» **WHAT YOU WILL DO**
Only the lines from the start of the data through the line containing "info_y = [87.4, 80.0, 76.3, 72.9, 69.0]" should be written out, exactly as they are, with both ends included and the pictures left out.

» **INFORMATION PROVIDED**
•••

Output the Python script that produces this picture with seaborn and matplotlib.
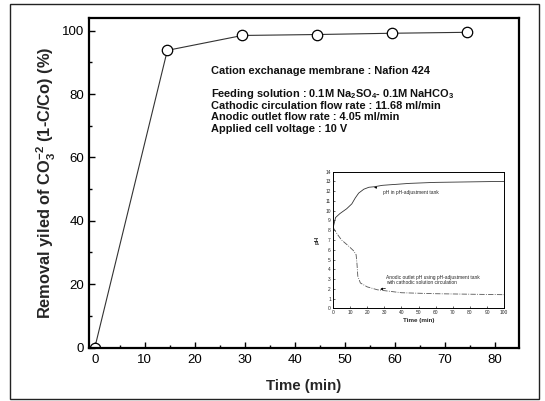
import matplotlib
matplotlib.use("Agg")
import matplotlib.pyplot as plt
import seaborn as sns
import numpy as np
from matplotlib.patches import Rectangle
from matplotlib.ticker import MultipleLocator

# ---- data ----
time_min = [0, 14.5, 29.5, 44.5, 59.5, 74.5]
removal_pct = [0, 93.8, 98.5, 98.8, 99.2, 99.5]

inset_t_tank = [0, 1.5, 4, 8, 11, 13, 15, 18, 21, 24, 29, 37, 45, 60, 80, 100]
inset_ph_tank = [8.2, 9.3, 9.7, 10.2, 10.7, 11.3, 11.8, 12.2, 12.4, 12.45, 12.6, 12.7, 12.8, 12.9, 12.95, 13.0]
inset_t_anode = [0, 2.5, 5, 9, 12, 13.5, 14, 14.5, 16, 20, 26, 33, 40, 60, 80, 100]
inset_ph_anode = [8.3, 7.6, 7.0, 6.4, 5.9, 5.5, 4.6, 3.3, 2.6, 2.2, 1.9, 1.75, 1.6, 1.5, 1.45, 1.4]

info_lines = [
    "Cation exchanage membrane : Nafion 424",
    "Feeding solution : 0.1M Na$_2$SO$_4$- 0.1M NaHCO$_3$",
    "Cathodic circulation flow rate : 11.68 ml/min",
    "Anodic outlet flow rate : 4.05 ml/min",
    "Applied cell voltage : 10 V",
]
info_y = [87.4, 80.0, 76.3, 72.9, 69.0]

sns.set_theme(style="ticks")
plt.rcParams['font.family'] = ['Liberation Sans', 'DejaVu Sans']
plt.rcParams['mathtext.fontset'] = 'custom'
plt.rcParams['mathtext.rm'] = 'Liberation Sans:bold'
plt.rcParams['mathtext.bf'] = 'Liberation Sans:bold'
plt.rcParams['mathtext.default'] = 'bf'

fig = plt.figure(figsize=(5.45, 4.01), dpi=100)
fig.patch.set_facecolor('white')

# outer frame
fig.add_artist(Rectangle((10/545, 1 - 399/401), 529/545, 395/401, transform=fig.transFigure,
                         fill=False, edgecolor='#222222', linewidth=1.0))

ax = fig.add_axes([0.163, 0.1334, 0.789, 0.8216])
sns.lineplot(x=time_min, y=removal_pct, ax=ax, color='#333333', linewidth=0.8,
             marker='o', markersize=7.5, markerfacecolor='white', markeredgecolor='black',
             markeredgewidth=0.9)
sns.scatterplot(x=time_min, y=removal_pct, ax=ax, color='black', s=1.5, linewidth=0)

ax.set_xlim(-1.2, 84.8)
ax.set_ylim(0, 104)
ax.xaxis.set_major_locator(MultipleLocator(10))
ax.xaxis.set_minor_locator(MultipleLocator(5))
ax.yaxis.set_major_locator(MultipleLocator(20))
ax.yaxis.set_minor_locator(MultipleLocator(10))
ax.tick_params(which='both', direction='in', colors='black', labelsize=9.5, width=1.0)
ax.tick_params(which='major', length=4)
ax.tick_params(which='minor', length=2.5)
ax.tick_params(axis='both', which='both', top=False, right=False)
ax.tick_params(axis='x', pad=5)
for s in ax.spines.values():
    s.set_visible(True)
    s.set_linewidth(1.6)
    s.set_color('black')

ax.set_xlabel("Time (min)", fontsize=10.8, fontweight='bold', labelpad=9)
ax.set_ylabel(r"Removal yiled of CO$_3^{-2}$ (1-C/Co) (%)", fontsize=11.8, fontweight='bold', labelpad=3)

for txt, yy in zip(info_lines, info_y):
    ax.text(23.3, yy, txt, fontsize=7.9, fontweight='bold', va='center', ha='left', color='#111111')

# inset
ax_in = fig.add_axes([0.611, 0.231, 0.314, 0.341])
sns.lineplot(x=inset_t_tank, y=inset_ph_tank, ax=ax_in, color='#333333', linewidth=0.6, sort=False)
sns.lineplot(x=inset_t_anode, y=inset_ph_anode, ax=ax_in, color='#555555', linewidth=0.6,
             linestyle='-.', sort=False)
ax_in.set_xlim(0, 100)
ax_in.set_ylim(0, 14)
ax_in.xaxis.set_major_locator(MultipleLocator(10))
ax_in.yaxis.set_major_locator(MultipleLocator(1))
ax_in.tick_params(which='both', direction='in', labelsize=3.5, length=1.5, width=0.5, pad=1.5)
for s in ax_in.spines.values():
    s.set_linewidth(0.7)
    s.set_color('black')
ax_in.set_xlabel("Time (min)", fontsize=4.5, fontweight='bold', labelpad=1.5)
ax_in.set_ylabel("pH", fontsize=4.5, fontweight='bold', labelpad=4)

ax_in.annotate("pH in pH-adjustment tank", xy=(24, 12.4), xytext=(29, 11.9),
               fontsize=3.5, va='center', ha='left',
               arrowprops=dict(arrowstyle='-|>', color='black', lw=0.5, mutation_scale=3))
ax_in.annotate("Anodic outlet pH using pH-adjustment tank\nwith cathodic solution circulation",
               xy=(26, 1.9), xytext=(31, 2.95),
               fontsize=3.5, va='center', ha='left', linespacing=1.0,
               arrowprops=dict(arrowstyle='-|>', color='black', lw=0.5, mutation_scale=3))

fig.savefig("out.png", dpi=100, facecolor='white')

•••

» **PROBLEM SOLUTION**
Output the Python script that produces this picture with seaborn and matplotlib.
import matplotlib
matplotlib.use("Agg")
import matplotlib.pyplot as plt
import seaborn as sns
import numpy as np
from matplotlib.patches import Rectangle
from matplotlib.ticker import MultipleLocator

# ---- data ----
time_min = [0, 14.5, 29.5, 44.5, 59.5, 74.5]
removal_pct = [0, 93.8, 98.5, 98.8, 99.2, 99.5]

inset_t_tank = [0, 1.5, 4, 8, 11, 13, 15, 18, 21, 24, 29, 37, 45, 60, 80, 100]
inset_ph_tank = [8.2, 9.3, 9.7, 10.2, 10.7, 11.3, 11.8, 12.2, 12.4, 12.45, 12.6, 12.7, 12.8, 12.9, 12.95, 13.0]
inset_t_anode = [0, 2.5, 5, 9, 12, 13.5, 14, 14.5, 16, 20, 26, 33, 40, 60, 80, 100]
inset_ph_anode = [8.3, 7.6, 7.0, 6.4, 5.9, 5.5, 4.6, 3.3, 2.6, 2.2, 1.9, 1.75, 1.6, 1.5, 1.45, 1.4]

info_lines = [
    "Cation exchanage membrane : Nafion 424",
    "Feeding solution : 0.1M Na$_2$SO$_4$- 0.1M NaHCO$_3$",
    "Cathodic circulation flow rate : 11.68 ml/min",
    "Anodic outlet flow rate : 4.05 ml/min",
    "Applied cell voltage : 10 V",
]
info_y = [87.4, 80.0, 76.3, 72.9, 69.0]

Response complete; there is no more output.